Older stuff like this they used to let us flip the plugs around eliminating hum. Thanks for the reminder just how far down the nanny state you can't be trusted to tie your own shoes slippery slope we have gone. 

But hey- 1960's turntable, still plenty valuable and useful. Imagine saying that about anything digital. 

Okay. Okay. You can stop laughing now. Seriously. Yes digital is a joke. But come on. Knock it off. Digital, useful, and valuable. All in the same sentence. Dang now I can't stop laughing,...
What preamp or phono amp are you using? Does the hum change as you mov the tone arm across the record?

Thanks so much everyone for your thoughts!  I will check these out tomorrow when I’m at work as I brought this turntable in to work to replace a Thorens 135 that stopped working.  It is going through the phono input of an Ampex integrated amp into powered Genelec speakers. 
Oh and the hum does not change in relation to the tone arm. 
Sounds like an electrical issue as @almarg  suggested.
Btw, polarized plugs are not a “nanny state” encumbrance.
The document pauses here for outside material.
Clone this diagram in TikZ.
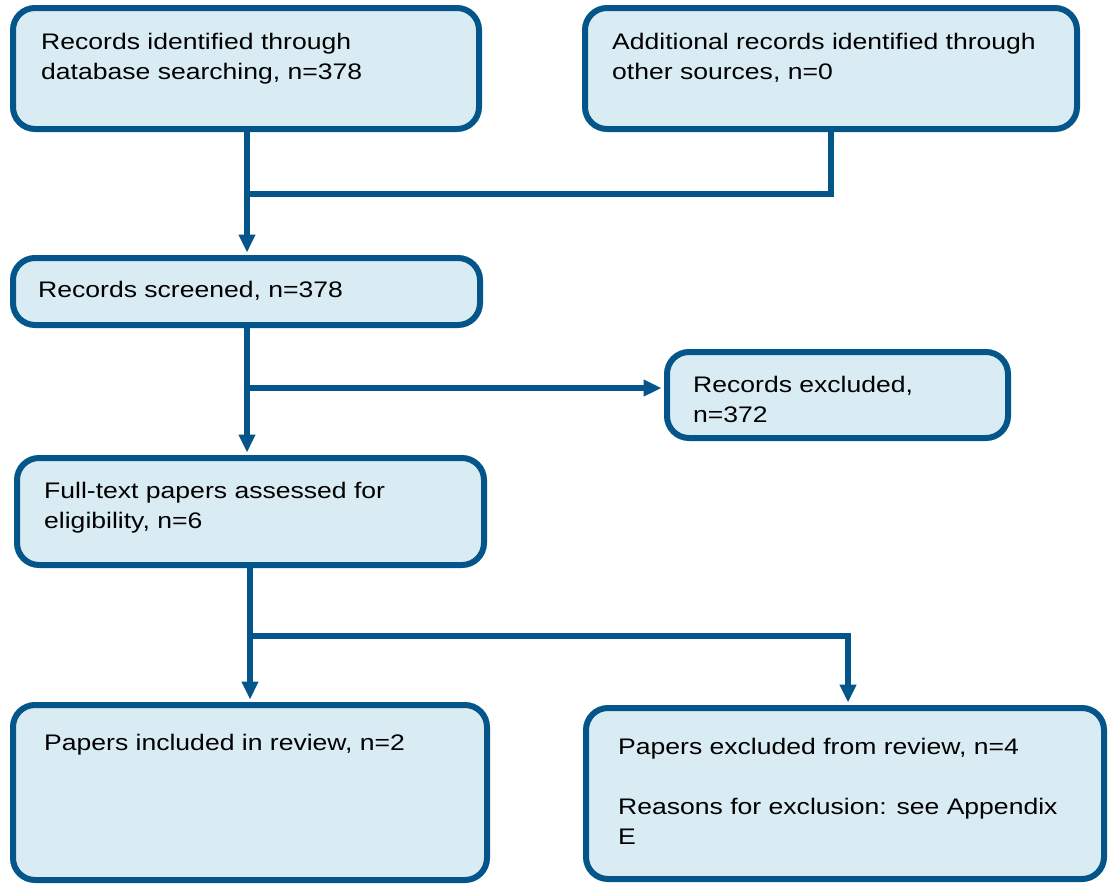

They ensure that equipment which has a “grounding resistor” from neutral to chassis, usually several megohms, doesn’t inadvertently have the chassis become energized to hot lead potential by mistake. The whole concept is flawed of course.  ULc, CSA and UL allows this terrible method of false economy for a manufacturer to avoid cost of a proper grounded power cord. 
Run a wire from a screw on the bottom of your turntable and hook it up to the ground right along with the grounding wire.  Completely fixed the hum problem on my Pioneer PL 630.